--- Exercise requirements ---
Output every line of the material exactly, omitting images.

....................

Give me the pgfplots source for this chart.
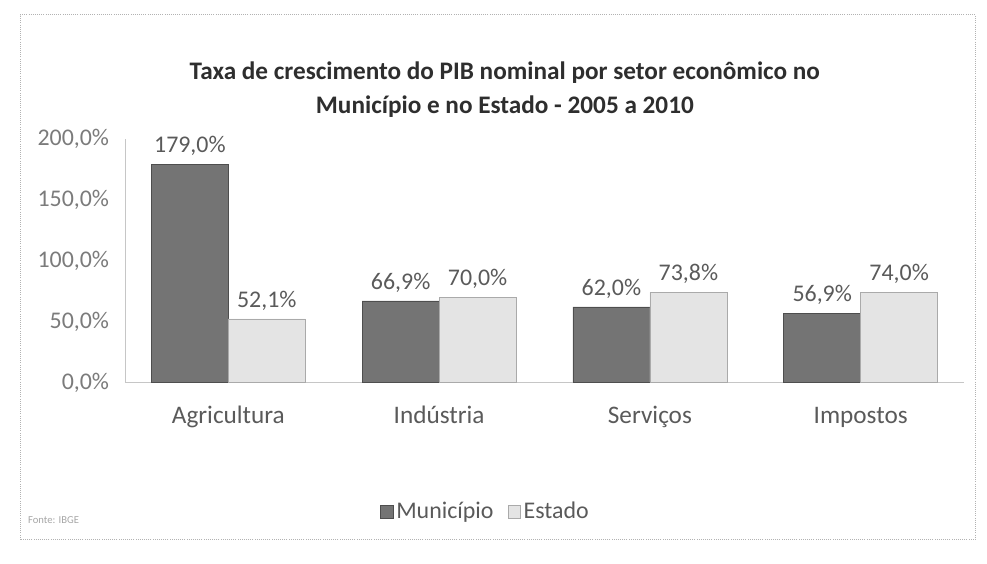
\documentclass[border=0pt]{standalone}
\usepackage{pgfplots}
\pgfplotsset{compat=1.18}
\usepackage{fontspec}
\setmainfont{Carlito}
\definecolor{darkbar}{HTML}{747474}
\definecolor{darkedge}{HTML}{4E4E4E}
\definecolor{lightbar}{HTML}{E4E4E4}
\definecolor{lightedge}{HTML}{AAAAAA}
\definecolor{txt}{HTML}{5A5A5A}
\definecolor{ttl}{HTML}{2E2E2E}
\begin{document}
\begin{tikzpicture}[x=1cm,y=1cm]
\useasboundingbox (0,0) rectangle (26.12,14.92);
\draw[gray!60, densely dotted, line width=0.6pt] (0.53,0.64) rectangle (25.8,14.53);
\node[align=center, text=ttl, font=\fontsize{19}{26}\selectfont\bfseries] at (13.36,12.55)
  {Taxa de crescimento do PIB nominal por setor econômico no\\Município e no Estado - 2005 a 2010};
\node[anchor=west, text=gray!70, font=\fontsize{8}{10}\selectfont] at (0.62,1.15) {Fonte: IBGE};
\begin{axis}[
  at={(3.31cm,4.80cm)}, anchor=south west,
  scale only axis, width=22.2cm, height=6.45cm,
  ybar=0pt, bar width=0.365,
  xmin=-0.49, xmax=3.49, ymin=0, ymax=200,
  xtick={0,1,2,3},
  xticklabels={Agricultura,Indústria,Serviços,Impostos},
  ytick={0,50,100,150,200},
  yticklabels={{0,0\%},{50,0\%},{100,0\%},{150,0\%},{200,0\%}},
  major tick length=0pt,
  axis x line*=bottom, axis y line*=left,
  axis line style={gray!45, -},
  tick label style={text=txt, font=\fontsize{18}{20}\selectfont},
  xticklabel style={yshift=-0.7cm, text height=1.6ex, text depth=0.4ex, font=\fontsize{19}{21}\selectfont},
  yticklabel style={xshift=-0.3cm, text=txt!80},
  nodes near coords={\pgfmathprintnumber[fixed,fixed zerofill,precision=1,use comma,assume math mode=true]{\pgfplotspointmeta}\%},
  nodes near coords style={text=txt, font=\fontsize{18}{20}\selectfont, yshift=3pt},
  legend style={at={(0.43,-0.53)}, anchor=center, draw=none, legend columns=2,
    font=\fontsize{18}{20}\selectfont, text=txt, /tikz/every even column/.append style={column sep=0.3cm}},
  legend image code/.code={\draw[#1] (0cm,-0.17cm) rectangle (0.34cm,0.17cm);},
  clip=false,
]
\addplot[fill=darkbar, draw=darkedge] coordinates {(0,179.0) (1,66.9) (2,62.0) (3,56.9)};
\addplot[fill=lightbar, draw=lightedge] coordinates {(0,52.1) (1,70.0) (2,73.8) (3,74.0)};
\legend{Município, Estado}
\end{axis}
\end{tikzpicture}
\end{document}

....................

--- Response below ---
Give me the pgfplots source for this chart.
\documentclass[border=0pt]{standalone}
\usepackage{pgfplots}
\pgfplotsset{compat=1.18}
\usepackage{fontspec}
\setmainfont{Carlito}
\definecolor{darkbar}{HTML}{747474}
\definecolor{darkedge}{HTML}{4E4E4E}
\definecolor{lightbar}{HTML}{E4E4E4}
\definecolor{lightedge}{HTML}{AAAAAA}
\definecolor{txt}{HTML}{5A5A5A}
\definecolor{ttl}{HTML}{2E2E2E}
\begin{document}
\begin{tikzpicture}[x=1cm,y=1cm]
\useasboundingbox (0,0) rectangle (26.12,14.92);
\draw[gray!60, densely dotted, line width=0.6pt] (0.53,0.64) rectangle (25.8,14.53);
\node[align=center, text=ttl, font=\fontsize{19}{26}\selectfont\bfseries] at (13.36,12.55)
  {Taxa de crescimento do PIB nominal por setor econômico no\\Município e no Estado - 2005 a 2010};
\node[anchor=west, text=gray!70, font=\fontsize{8}{10}\selectfont] at (0.62,1.15) {Fonte: IBGE};
\begin{axis}[
  at={(3.31cm,4.80cm)}, anchor=south west,
  scale only axis, width=22.2cm, height=6.45cm,
  ybar=0pt, bar width=0.365,
  xmin=-0.49, xmax=3.49, ymin=0, ymax=200,
  xtick={0,1,2,3},
  xticklabels={Agricultura,Indústria,Serviços,Impostos},
  ytick={0,50,100,150,200},
  yticklabels={{0,0\%},{50,0\%},{100,0\%},{150,0\%},{200,0\%}},
  major tick length=0pt,
  axis x line*=bottom, axis y line*=left,
  axis line style={gray!45, -},
  tick label style={text=txt, font=\fontsize{18}{20}\selectfont},
  xticklabel style={yshift=-0.7cm, text height=1.6ex, text depth=0.4ex, font=\fontsize{19}{21}\selectfont},
  yticklabel style={xshift=-0.3cm, text=txt!80},
  nodes near coords={\pgfmathprintnumber[fixed,fixed zerofill,precision=1,use comma,assume math mode=true]{\pgfplotspointmeta}\%},
  nodes near coords style={text=txt, font=\fontsize{18}{20}\selectfont, yshift=3pt},
  legend style={at={(0.43,-0.53)}, anchor=center, draw=none, legend columns=2,
    font=\fontsize{18}{20}\selectfont, text=txt, /tikz/every even column/.append style={column sep=0.3cm}},
  legend image code/.code={\draw[#1] (0cm,-0.17cm) rectangle (0.34cm,0.17cm);},
  clip=false,
]
\addplot[fill=darkbar, draw=darkedge] coordinates {(0,179.0) (1,66.9) (2,62.0) (3,56.9)};
\addplot[fill=lightbar, draw=lightedge] coordinates {(0,52.1) (1,70.0) (2,73.8) (3,74.0)};
\legend{Município, Estado}
\end{axis}
\end{tikzpicture}
\end{document}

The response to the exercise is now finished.